REQUIRED WORK: Everything from the first line to the line containing "from matplotlib.patches import Rectangle" is to be repeated exactly; nothing past it.

INFORMATION PROVIDED:
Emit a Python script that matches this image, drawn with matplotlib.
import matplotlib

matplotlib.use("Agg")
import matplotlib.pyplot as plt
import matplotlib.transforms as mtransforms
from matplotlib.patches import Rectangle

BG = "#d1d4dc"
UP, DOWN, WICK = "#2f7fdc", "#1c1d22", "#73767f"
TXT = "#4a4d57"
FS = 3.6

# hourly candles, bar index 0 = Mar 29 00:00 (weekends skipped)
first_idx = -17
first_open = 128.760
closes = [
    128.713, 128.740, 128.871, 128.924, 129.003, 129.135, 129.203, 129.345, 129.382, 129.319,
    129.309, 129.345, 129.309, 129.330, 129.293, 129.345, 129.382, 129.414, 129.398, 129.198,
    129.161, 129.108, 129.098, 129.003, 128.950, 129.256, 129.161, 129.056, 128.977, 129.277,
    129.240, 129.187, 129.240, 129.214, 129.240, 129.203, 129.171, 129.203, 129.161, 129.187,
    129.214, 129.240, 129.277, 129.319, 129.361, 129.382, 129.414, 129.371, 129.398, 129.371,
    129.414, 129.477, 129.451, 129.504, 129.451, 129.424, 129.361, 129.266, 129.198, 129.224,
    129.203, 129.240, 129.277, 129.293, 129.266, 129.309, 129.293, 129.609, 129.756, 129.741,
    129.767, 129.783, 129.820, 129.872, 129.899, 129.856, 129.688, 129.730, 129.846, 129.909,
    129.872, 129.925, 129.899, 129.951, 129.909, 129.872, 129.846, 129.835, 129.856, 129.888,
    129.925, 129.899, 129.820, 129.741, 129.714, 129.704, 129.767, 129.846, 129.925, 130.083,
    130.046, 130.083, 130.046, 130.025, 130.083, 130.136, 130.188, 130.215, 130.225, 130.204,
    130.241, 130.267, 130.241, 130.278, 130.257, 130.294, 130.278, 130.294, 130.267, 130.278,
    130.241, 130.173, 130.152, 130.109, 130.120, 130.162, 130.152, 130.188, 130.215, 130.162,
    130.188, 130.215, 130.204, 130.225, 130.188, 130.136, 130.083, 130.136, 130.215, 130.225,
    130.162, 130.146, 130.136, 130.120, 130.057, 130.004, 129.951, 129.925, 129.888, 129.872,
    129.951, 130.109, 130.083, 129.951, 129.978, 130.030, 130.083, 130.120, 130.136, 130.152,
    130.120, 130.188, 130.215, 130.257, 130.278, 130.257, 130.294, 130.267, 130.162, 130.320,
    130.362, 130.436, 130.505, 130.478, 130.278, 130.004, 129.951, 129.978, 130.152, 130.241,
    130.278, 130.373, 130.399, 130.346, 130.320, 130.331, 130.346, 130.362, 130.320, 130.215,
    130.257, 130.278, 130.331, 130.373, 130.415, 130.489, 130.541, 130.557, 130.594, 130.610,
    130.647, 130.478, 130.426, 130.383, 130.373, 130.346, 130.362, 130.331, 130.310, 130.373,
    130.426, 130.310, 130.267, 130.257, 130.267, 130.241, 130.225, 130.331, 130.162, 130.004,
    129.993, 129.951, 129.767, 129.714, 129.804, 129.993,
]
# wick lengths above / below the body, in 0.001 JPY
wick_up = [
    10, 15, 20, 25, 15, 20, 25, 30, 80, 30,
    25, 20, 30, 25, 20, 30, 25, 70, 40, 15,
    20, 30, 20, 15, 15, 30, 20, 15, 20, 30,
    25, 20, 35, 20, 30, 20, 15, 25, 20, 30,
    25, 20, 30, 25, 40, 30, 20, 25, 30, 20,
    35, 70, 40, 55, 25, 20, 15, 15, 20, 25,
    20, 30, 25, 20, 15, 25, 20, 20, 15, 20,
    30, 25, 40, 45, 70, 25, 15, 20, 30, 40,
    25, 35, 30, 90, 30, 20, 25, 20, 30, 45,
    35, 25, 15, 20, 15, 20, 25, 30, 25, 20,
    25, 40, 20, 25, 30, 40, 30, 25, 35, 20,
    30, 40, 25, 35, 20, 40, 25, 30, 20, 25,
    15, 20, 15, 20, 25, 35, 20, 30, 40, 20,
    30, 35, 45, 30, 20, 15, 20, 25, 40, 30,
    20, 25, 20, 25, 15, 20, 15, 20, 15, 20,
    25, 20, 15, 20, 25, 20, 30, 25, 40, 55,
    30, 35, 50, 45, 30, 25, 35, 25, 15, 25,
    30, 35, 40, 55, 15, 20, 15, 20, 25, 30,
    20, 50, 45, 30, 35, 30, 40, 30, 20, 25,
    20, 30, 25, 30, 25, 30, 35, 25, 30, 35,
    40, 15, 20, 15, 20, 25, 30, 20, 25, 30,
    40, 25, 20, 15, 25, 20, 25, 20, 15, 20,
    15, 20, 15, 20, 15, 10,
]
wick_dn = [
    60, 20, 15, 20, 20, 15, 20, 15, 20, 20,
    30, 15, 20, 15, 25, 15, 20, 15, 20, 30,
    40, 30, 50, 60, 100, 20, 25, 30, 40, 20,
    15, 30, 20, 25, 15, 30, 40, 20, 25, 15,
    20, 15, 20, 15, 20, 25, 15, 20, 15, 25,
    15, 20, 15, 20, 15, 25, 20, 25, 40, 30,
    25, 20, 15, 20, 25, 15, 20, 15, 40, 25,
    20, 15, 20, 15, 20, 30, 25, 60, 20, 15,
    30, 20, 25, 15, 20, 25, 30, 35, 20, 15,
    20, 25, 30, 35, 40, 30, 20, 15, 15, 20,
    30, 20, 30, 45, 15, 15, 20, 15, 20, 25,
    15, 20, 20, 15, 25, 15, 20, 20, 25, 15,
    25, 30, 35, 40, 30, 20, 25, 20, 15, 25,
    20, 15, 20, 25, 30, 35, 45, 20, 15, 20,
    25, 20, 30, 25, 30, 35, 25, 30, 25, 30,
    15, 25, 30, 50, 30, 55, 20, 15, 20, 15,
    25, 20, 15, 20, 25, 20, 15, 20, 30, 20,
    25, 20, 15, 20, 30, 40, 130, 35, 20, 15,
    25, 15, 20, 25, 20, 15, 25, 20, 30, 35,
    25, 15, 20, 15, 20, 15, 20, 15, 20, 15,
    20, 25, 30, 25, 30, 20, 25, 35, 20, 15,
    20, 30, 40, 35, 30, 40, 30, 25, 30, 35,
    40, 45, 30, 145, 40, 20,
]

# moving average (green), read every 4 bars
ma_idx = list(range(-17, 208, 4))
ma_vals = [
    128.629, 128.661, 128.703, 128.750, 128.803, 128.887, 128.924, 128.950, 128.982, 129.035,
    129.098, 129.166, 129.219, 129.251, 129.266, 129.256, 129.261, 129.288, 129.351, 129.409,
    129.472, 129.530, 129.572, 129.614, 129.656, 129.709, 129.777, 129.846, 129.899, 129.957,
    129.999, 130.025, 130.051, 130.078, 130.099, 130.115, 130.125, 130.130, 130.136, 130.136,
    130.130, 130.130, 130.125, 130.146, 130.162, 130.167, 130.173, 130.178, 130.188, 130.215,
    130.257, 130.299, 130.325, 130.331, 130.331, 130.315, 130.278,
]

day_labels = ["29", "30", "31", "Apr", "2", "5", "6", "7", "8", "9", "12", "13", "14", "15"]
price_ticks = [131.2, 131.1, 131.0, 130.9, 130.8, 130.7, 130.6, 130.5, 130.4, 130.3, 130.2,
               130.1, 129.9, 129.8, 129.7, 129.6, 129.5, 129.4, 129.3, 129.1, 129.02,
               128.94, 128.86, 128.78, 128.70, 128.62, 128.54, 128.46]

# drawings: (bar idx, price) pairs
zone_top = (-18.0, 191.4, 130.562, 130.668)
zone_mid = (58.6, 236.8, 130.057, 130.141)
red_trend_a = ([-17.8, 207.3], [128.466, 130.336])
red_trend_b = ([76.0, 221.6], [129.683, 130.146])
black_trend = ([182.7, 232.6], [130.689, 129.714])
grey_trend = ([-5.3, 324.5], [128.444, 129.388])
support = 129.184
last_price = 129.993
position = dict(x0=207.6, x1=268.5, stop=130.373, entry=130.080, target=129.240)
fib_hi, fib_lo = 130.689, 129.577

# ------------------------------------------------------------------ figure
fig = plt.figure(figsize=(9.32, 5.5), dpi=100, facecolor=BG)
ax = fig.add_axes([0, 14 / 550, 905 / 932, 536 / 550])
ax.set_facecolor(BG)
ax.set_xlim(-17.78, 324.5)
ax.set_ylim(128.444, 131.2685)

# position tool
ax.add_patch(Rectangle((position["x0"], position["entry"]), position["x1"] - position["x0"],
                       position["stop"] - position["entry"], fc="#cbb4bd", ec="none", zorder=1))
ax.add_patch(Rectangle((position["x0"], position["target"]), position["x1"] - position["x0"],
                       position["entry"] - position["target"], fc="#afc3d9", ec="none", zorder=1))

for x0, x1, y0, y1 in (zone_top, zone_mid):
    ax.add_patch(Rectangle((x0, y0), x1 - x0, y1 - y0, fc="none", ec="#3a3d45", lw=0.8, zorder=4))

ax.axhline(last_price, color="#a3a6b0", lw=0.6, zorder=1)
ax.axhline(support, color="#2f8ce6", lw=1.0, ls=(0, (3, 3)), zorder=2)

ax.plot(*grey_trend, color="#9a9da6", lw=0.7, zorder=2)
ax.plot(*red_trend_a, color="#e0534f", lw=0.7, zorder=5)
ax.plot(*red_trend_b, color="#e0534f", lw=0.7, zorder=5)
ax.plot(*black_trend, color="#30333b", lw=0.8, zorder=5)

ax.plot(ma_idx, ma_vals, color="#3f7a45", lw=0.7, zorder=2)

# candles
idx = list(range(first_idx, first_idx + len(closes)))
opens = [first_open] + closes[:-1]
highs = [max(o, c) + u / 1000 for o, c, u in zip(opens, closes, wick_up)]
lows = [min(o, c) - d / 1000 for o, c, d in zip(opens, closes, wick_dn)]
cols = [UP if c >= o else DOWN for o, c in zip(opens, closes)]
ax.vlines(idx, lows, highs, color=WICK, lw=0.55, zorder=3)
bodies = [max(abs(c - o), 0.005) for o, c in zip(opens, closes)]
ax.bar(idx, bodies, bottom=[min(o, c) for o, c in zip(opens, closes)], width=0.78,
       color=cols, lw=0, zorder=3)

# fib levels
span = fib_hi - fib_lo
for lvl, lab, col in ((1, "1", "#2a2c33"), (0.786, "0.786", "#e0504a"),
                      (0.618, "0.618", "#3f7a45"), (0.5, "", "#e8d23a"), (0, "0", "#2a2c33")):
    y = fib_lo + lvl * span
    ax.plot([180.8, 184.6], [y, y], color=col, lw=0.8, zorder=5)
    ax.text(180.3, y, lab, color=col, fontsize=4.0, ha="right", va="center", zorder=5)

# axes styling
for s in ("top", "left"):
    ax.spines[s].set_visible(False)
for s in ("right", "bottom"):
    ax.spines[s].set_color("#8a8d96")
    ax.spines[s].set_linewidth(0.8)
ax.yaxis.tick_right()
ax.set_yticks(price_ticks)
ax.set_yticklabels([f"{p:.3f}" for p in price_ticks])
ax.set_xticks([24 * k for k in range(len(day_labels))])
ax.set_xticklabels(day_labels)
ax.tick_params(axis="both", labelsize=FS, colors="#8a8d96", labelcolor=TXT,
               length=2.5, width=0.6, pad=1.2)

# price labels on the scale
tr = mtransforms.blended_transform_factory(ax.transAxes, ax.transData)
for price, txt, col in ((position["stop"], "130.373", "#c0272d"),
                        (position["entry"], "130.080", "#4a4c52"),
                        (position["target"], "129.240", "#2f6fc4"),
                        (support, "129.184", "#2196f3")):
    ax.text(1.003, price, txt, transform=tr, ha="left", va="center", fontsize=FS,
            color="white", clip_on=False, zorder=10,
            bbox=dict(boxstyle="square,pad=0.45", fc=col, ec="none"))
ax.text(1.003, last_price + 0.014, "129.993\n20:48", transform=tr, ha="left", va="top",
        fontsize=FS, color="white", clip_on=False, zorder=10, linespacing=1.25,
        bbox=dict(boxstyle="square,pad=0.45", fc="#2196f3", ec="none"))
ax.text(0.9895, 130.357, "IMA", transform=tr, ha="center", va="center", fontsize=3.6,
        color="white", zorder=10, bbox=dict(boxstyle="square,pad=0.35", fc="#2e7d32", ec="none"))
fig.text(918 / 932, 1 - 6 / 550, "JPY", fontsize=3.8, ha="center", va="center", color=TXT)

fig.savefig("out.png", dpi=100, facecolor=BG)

ANSWER TO THE TASK:
Emit a Python script that matches this image, drawn with matplotlib.
import matplotlib

matplotlib.use("Agg")
import matplotlib.pyplot as plt
import matplotlib.transforms as mtransforms
from matplotlib.patches import Rectangle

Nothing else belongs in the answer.